A study of Java Virtual Machine Optimization and Implementation in Hardware

by Austin Kim

(current)

Read the article VAST-C/Altivec article (code optimizations).




Agenda for Further Research


First goal would be to optimize the JNI code, to reach the 90% mark, Once I'm through with this, I wish to use the javax.vecmath class and generate wrappers for the methods implemented.


Implement all of the methods in a native language such as C or C++. Once I do this I could optimize this code too. In this case

java source -> native code -> myprogram ->optimized native code -> new JNI wrappers -> use them on other programs.

I have an alternative here, instead of using Native can I directly use the bytecodes only (without involving any native code).In other words

java source -> bytecode -> myprogram -> vectorized byte code -> execute


Next Step I would like to do recognize computation intensive patterns (this may be the case for the bytecodes or the native code). Manipulate these computation intensive instructions to actually use the Vector Processing Unit, in other words force the JVM to use the VPU.

Like in the first case if I generated native code and vectorized them, I could generate new wrappers for the methods, these would reference the vectorized code directly, and can be used with any program, aiming at a customized javax.vecmath class for the underlying hardware. The native method is more generic, whereas the direct method is more to a single program.
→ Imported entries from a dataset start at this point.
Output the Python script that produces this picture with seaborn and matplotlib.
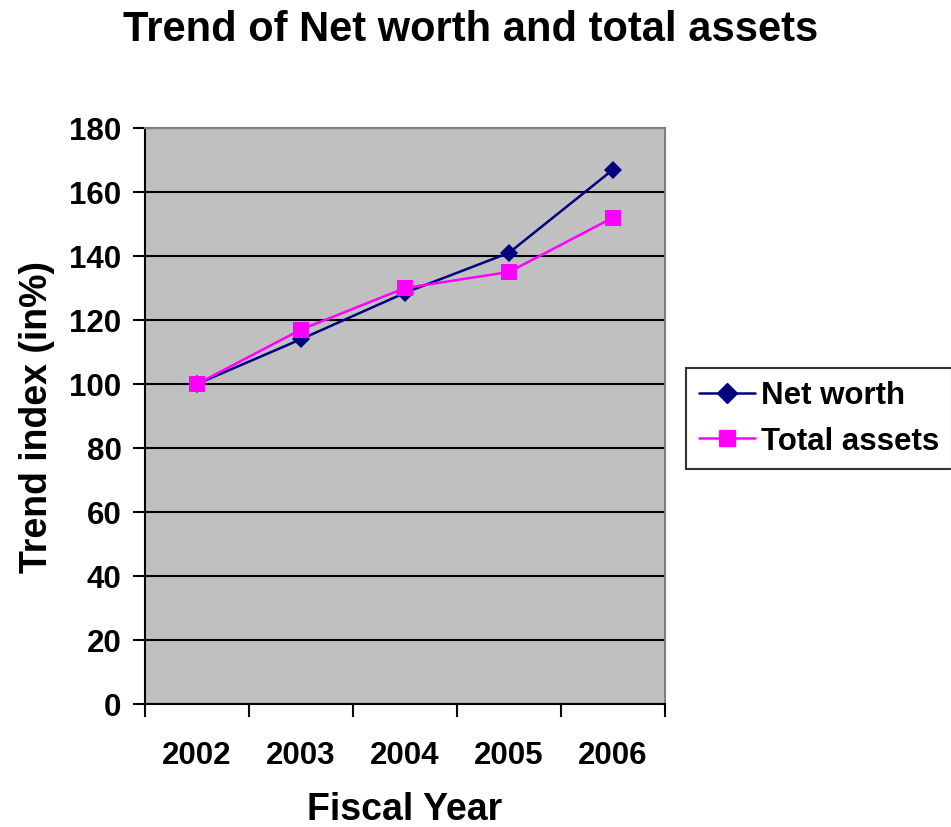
import matplotlib
matplotlib.use("Agg")
import matplotlib.pyplot as plt
import seaborn as sns
import pandas as pd
import numpy as np
from matplotlib.lines import Line2D

years = ["2002", "2003", "2004", "2005", "2006"]
net_worth = [100, 114, 128.5, 141, 167]
total_assets = [100, 117, 130, 135, 152]
yticks = [0, 20, 40, 60, 80, 100, 120, 140, 160, 180]

sns.set_style("white")
plt.rcParams['font.family'] = ['Liberation Sans', 'DejaVu Sans']
plt.rcParams['font.weight'] = 'bold'
plt.rcParams['text.color'] = 'black'
plt.rcParams['axes.labelcolor'] = 'black'
plt.rcParams['xtick.color'] = 'black'
plt.rcParams['ytick.color'] = 'black'
plt.rcParams['xtick.bottom'] = True
plt.rcParams['ytick.left'] = True

df = pd.DataFrame({
    "pos": list(range(len(years))) * 2,
    "value": net_worth + total_assets,
    "series": ["Net worth"] * len(years) + ["Total assets"] * len(years),
})

fig = plt.figure(figsize=(9.51, 8.28), dpi=100)
ax = fig.add_axes([145/951, 1-705/828, (665-145)/951, (705-129)/828])
ax.set_facecolor("#C0C0C0")

sns.lineplot(data=df, x="pos", y="value", hue="series", style="series",
             markers={"Net worth": "D", "Total assets": "s"}, dashes=False,
             palette={"Net worth": "#000080", "Total assets": "#FF00FF"},
             markersize=10, linewidth=1.8, markeredgewidth=0, ax=ax, legend=False)
for line in ax.lines:
    if line.get_marker() == "D":
        line.set_markersize(9.5)
    else:
        line.set_markersize(11)

ax.set_xlim(-0.5, len(years) - 0.5)
ax.set_ylim(0, 180)
ax.set_yticks(yticks)
ax.set_yticklabels([str(t) for t in yticks])
ax.yaxis.grid(True, color="black", linewidth=1.5)
ax.set_axisbelow(True)

ax.set_xticks(range(len(years)))
ax.set_xticklabels(years)
ax.set_xticks(np.arange(-0.5, len(years), 1.0), minor=True)
ax.tick_params(axis="x", which="major", bottom=True, length=0, pad=26, labelsize=22.5)
ax.tick_params(axis="x", which="minor", bottom=True, length=9, width=1.5, color="black", direction="out")
ax.tick_params(axis="y", which="major", left=True, length=9, width=1.5, color="black", direction="out", labelsize=22.5, pad=8)
for lab in ax.get_xticklabels() + ax.get_yticklabels():
    lab.set_fontweight("bold")

for s in ["left", "bottom"]:
    ax.spines[s].set_color("black")
    ax.spines[s].set_linewidth(1.5)
for s in ["top", "right"]:
    ax.spines[s].set_color("#808080")
    ax.spines[s].set_linewidth(1.5)

ax.set_xlabel("Fiscal Year", fontsize=27, fontweight="bold", labelpad=15)
ax.set_ylabel("Trend index (in%)", fontsize=27, fontweight="bold", labelpad=10)

fig.suptitle("Trend of Net worth and total assets", fontsize=30, fontweight="bold",
             x=0.495, y=0.988)

handles = [
    Line2D([], [], color="#000080", marker="D", markersize=10, linewidth=1.8),
    Line2D([], [], color="#FF00FF", marker="s", markersize=11, linewidth=1.8),
]
leg = fig.legend(handles, ["Net worth", "Total assets"], loc="upper left",
                 bbox_to_anchor=(686/951, 1-369/828), frameon=True,
                 prop={"weight": "bold", "size": 22.5}, fancybox=False,
                 borderpad=0.4, handlelength=1.8, handletextpad=0.2, labelspacing=0.5,
                 borderaxespad=0)
leg.get_frame().set_edgecolor("black")
leg.get_frame().set_linewidth(1.5)

fig.savefig("out.png", dpi=100)
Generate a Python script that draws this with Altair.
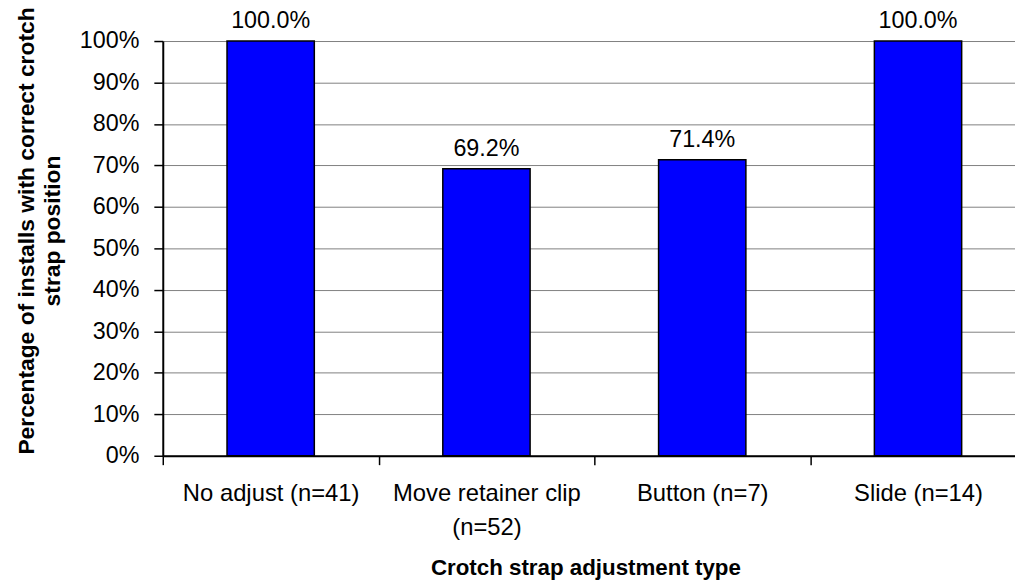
import altair as alt
import pandas as pd

categories = ["No adjust (n=41)", "Move retainer clip\n(n=52)", "Button (n=7)", "Slide (n=14)"]
values = [1.0, 0.692, 0.714, 1.0]
y_ticks = [0.0, 0.1, 0.2, 0.3, 0.4, 0.5, 0.6, 0.7, 0.8, 0.9, 1.0]

df = pd.DataFrame({"cat": categories, "val": values})

FONT = "Liberation Sans"

x_enc = alt.X(
    "cat:N",
    sort=categories,
    scale=alt.Scale(range=[0, 870], paddingInner=0, paddingOuter=0),
    axis=alt.Axis(
        title="Crotch strap adjustment type",
        titleFont=FONT, titleFontSize=22.5, titleFontWeight="bold", titleColor="black",
        titleX=426, titleY=113, titleAlign="center", titleBaseline="middle",
        labelFont=FONT, labelFontSize=24, labelColor="black", labelAngle=0,
        labelPadding=17, labelLineHeight=34, labelLimit=0,
        labelExpr="split(datum.label, '\\n')",
        tickBand="extent", tickSize=9, tickColor="black", tickWidth=1.5,
        domainColor="black", domainWidth=2, grid=False,
    ),
)

y_enc = alt.Y(
    "val:Q",
    scale=alt.Scale(domain=[0, 1], nice=False),
    axis=alt.Axis(
        title=["Percentage of installs with correct crotch", "strap position"],
        titleFont=FONT, titleFontSize=23, titleFontWeight="bold", titleColor="black",
        titleX=-137, titleY=191, titleAngle=-90, titleAlign="center", titleBaseline="middle",
        titleLineHeight=26,
        values=y_ticks, format=".0%",
        labelFont=FONT, labelFontSize=23.5, labelColor="black", labelPadding=15,
        tickSize=9, tickColor="black", tickWidth=1.5,
        domainColor="black", domainWidth=2,
        grid=True, gridColor="#808080", gridWidth=1,
    ),
)

bars = alt.Chart(df).mark_bar(size=88, color="#0000FF", stroke="black", strokeWidth=1.5).encode(
    x=x_enc, y=y_enc
)

labels = alt.Chart(df).mark_text(
    font=FONT, fontSize=23.5, color="black", baseline="alphabetic", dy=-13
).encode(
    x=alt.X("cat:N", sort=categories),
    y=alt.Y("val:Q"),
    text=alt.Text("val:Q", format=".1%"),
)

chart = alt.layer(bars, labels).properties(
    width=859,
    height=418,
    autosize=alt.AutoSizeParams(type="none"),
    padding={"left": 156, "top": 31, "right": 0, "bottom": 128},
).configure_view(stroke=None).configure(background="white")

chart.save("out.html", embed_options={"renderer": "svg", "actions": False})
Once this phase is over, need to test for results and measure for speed-ups.


Another thing that I really intend to work on is :

I have been working with the open source Virtual machine i.e Kaffe Virtual machine, I have enrolled in all of its forums, and kept track of some of the source code and latest patches, they are all written in C. I intend to actually find a way to modify the Kaffe Virtual Machine to actually look up a library may be, and generate vectorized byte codes directly, whenever a program is compiled. I tried several times to come out with a layout for this, not successful yet. I have tried actually to modify the source code to do a couple of silly things, some of them actually works. In this case I would have a virtual machine that actually generates machine specific code.